Site Selection - The power of knowledge
There are challenges multi-unit franchisees face in site selection and leasing no matter what kind of market exists. Lease negotiations is an important constant for franchise growth and longevity. Identifying specific issues early in the process can provide powerful leverage to help establish and sustain success.
Earlier this year we interviewed several multi-unit franchisees and got their advice and best practices for site selection and lease negotiations. Here's what one multi-unit operator told us about the power of knowledge when selecting a new site.
Knowledge Is Power
When it comes to finding the right location for your business, franchise pros say that knowledge is power.
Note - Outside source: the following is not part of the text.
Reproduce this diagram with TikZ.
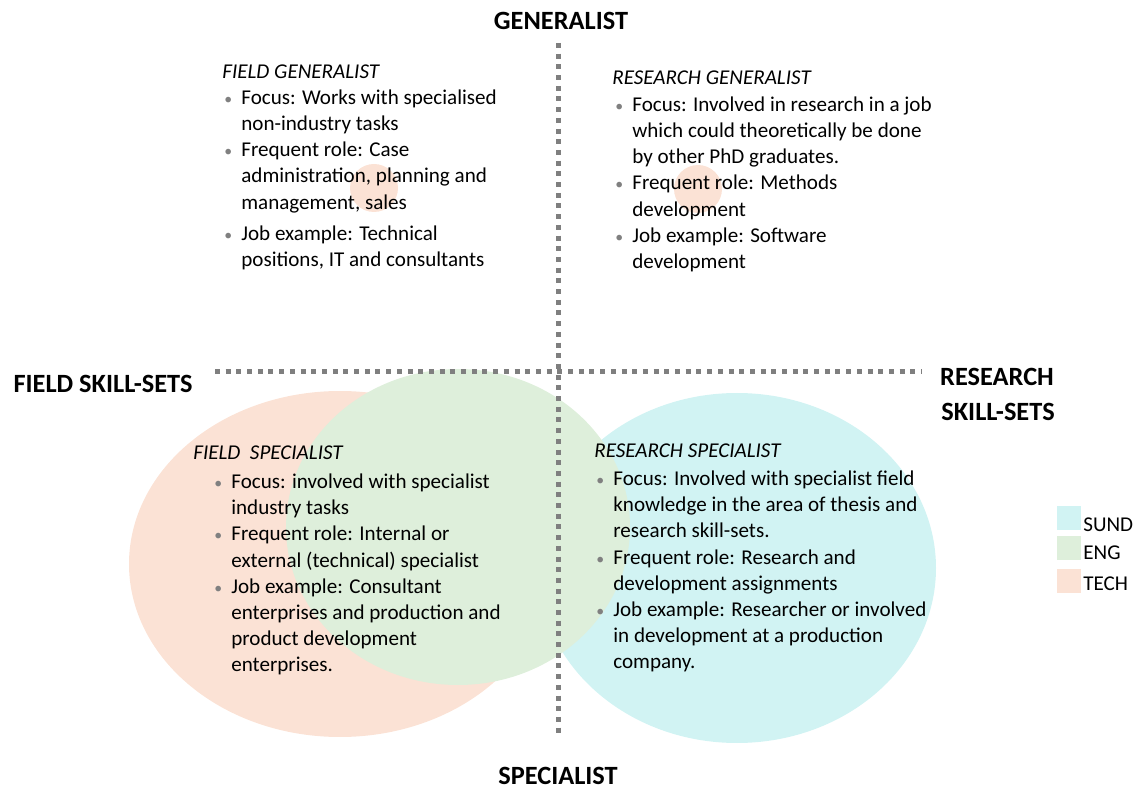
\documentclass[tikz,border=0pt]{standalone}
\usepackage{fontspec}
\setmainfont{Carlito}
\definecolor{techfill}{HTML}{FBE2D5}
\definecolor{engfill}{HTML}{DEEFDB}
\definecolor{sundfill}{HTML}{D1F3F3}
\definecolor{axisgray}{HTML}{7F7F7F}
\definecolor{bulletgray}{HTML}{808080}
\newcommand{\itm}[1]{\makebox[0.34cm][l]{\textcolor{bulletgray}{\fontsize{9}{9}\selectfont\textbullet}}#1}
\newcommand{\cnt}[1]{\hspace*{0.34cm}#1}
\tikzset{
  axisline/.style={draw=axisgray, line width=0.1cm, dash pattern=on 0.1cm off 0.114cm},
  axislabel/.style={inner sep=0pt, font=\fontsize{15}{18}\selectfont\bfseries},
  blockhead/.style={anchor=west, inner sep=0pt, font=\fontsize{12}{14.8}\selectfont\itshape},
  blocklist/.style={anchor=north west, inner sep=0pt, align=left, font=\fontsize{12}{14.8}\selectfont},
  legendtext/.style={anchor=base west, inner sep=0pt, font=\fontsize{12}{14.8}\selectfont}
}
\begin{document}
\begin{tikzpicture}[x=0.02cm, y=-0.02cm]
  \useasboundingbox (0,0) rectangle (1137,787);
  %%%%% START %%%%%
  % skill-set areas
  \fill[techfill] (340,564) ellipse (211 and 173);
  \fill[sundfill] (737,568) ellipse (199 and 175);
  \fill[engfill] (458,527) ellipse (172 and 158);
  \fill[techfill] (374,188) circle (24);
  \fill[techfill] (698,189) circle (24);

  % axes
  \draw[axisline] (558,43) -- (558,733);
  \draw[axisline] (215,372) -- (922,372);

  \node[axislabel] (generalist) at (561,21) {GENERALIST};
  \node[axislabel] (specialist) at (558,776) {SPECIALIST};
  \node[axislabel] (fieldskill) at (103,384) {FIELD SKILL-SETS};
  \node[axislabel] (researchskill) at (997,377) {RESEARCH};
  \node[axislabel] (researchskilltwo) at (998,412) {SKILL-SETS};

  % field generalist
  \node[blockhead] (fgenhead) at (222,72) {FIELD GENERALIST};
  \node[blocklist] (fgenlist) at (224,90) {%
    \itm{Focus: Works with specialised}\\
    \cnt{non-industry tasks}\\
    \itm{Frequent role: Case}\\
    \cnt{administration, planning and}\\
    \cnt{management, sales}\\[0.1cm]
    \itm{Job example: Technical}\\
    \cnt{positions, IT and consultants}};

  % research generalist
  \node[blockhead] (rgenhead) at (612,78) {RESEARCH GENERALIST};
  \node[blocklist] (rgenlist) at (615,97) {%
    \itm{Focus: Involved in research in a job}\\
    \cnt{which could theoretically be done}\\
    \cnt{by other PhD graduates.}\\
    \itm{Frequent role: Methods}\\
    \cnt{development}\\
    \itm{Job example: Software}\\
    \cnt{development}};

  % field specialist
  \node[blockhead] (fspechead) at (193,453) {FIELD\ \ SPECIALIST};
  \node[blocklist] (fspeclist) at (214,474) {%
    \itm{Focus: involved with specialist}\\
    \cnt{industry tasks}\\
    \itm{Frequent role: Internal or}\\
    \cnt{external (technical) specialist}\\
    \itm{Job example: Consultant}\\
    \cnt{enterprises and production and}\\
    \cnt{product development}\\
    \cnt{enterprises.}};

  % research specialist
  \node[blockhead] (rspechead) at (594,451) {RESEARCH SPECIALIST};
  \node[blocklist] (rspeclist) at (596,471) {%
    \itm{Focus: Involved with specialist field}\\
    \cnt{knowledge in the area of thesis and}\\
    \cnt{research skill-sets.}\\
    \itm{Frequent role: Research and}\\
    \cnt{development assignments}\\
    \itm{Job example: Researcher or involved}\\
    \cnt{in development at a production}\\
    \cnt{company.}};

  % legend
  \fill[sundfill] (1057,506) rectangle (1081,530);
  \fill[engfill] (1057,536) rectangle (1081,560);
  \fill[techfill] (1057,569) rectangle (1081,593);
  \node[legendtext] (sund) at (1083,531) {SUND};
  \node[legendtext] (eng) at (1083,560) {ENG};
  \node[legendtext] (tech) at (1083,590) {TECH};
  %%%%% END %%%%%
\end{tikzpicture}
\end{document}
And to gain that knowledge, any search begins with good old-fashioned footwork to identify the right--and wrong--types of locations for your business.
As the largest Verizon franchisor in the U.S., Wireless Zone's intel is paramount to the success of Christopher Severo, whose 46 stores stretch from Pennsylvania to Massachusetts. "If Verizon has growth in the market or there is an underperforming store, the franchisor's communication with me is 'Hey, go find a great spot in this market'; or, more importantly, they may already have a spot in mind. I'm just picking up the conversation with the landlord," he says.
Know your brand. Know your market. And get to know the folks who can help drive the site selection process. Negotiating from a place of strength requires a franchisee to understand the local market based on what they are selling and the habits of their customers. Although the depth of their support varies, most franchisors will provide guidance on the type and size of ideal locations and may be able to provide real estate analytics and other location data based on the experiences of other franchisees in the system.
Depending on your business model, criteria often include demographics, the target customer, traffic count, parking needs, and the visibility and accessibility to the area from primary and secondary roads. A traffic nightmare can be a deal breaker for customers who only care about visiting your restaurant or retail location if it's convenient.
Franchisees also recommend talking real estate with existing owners. Find out how and why they chose their location and seek their advice for your own success.
Scout out the competition. With some restaurant and retail businesses it helps to keep good company. Other businesses may look to avoid the competition and oversaturation.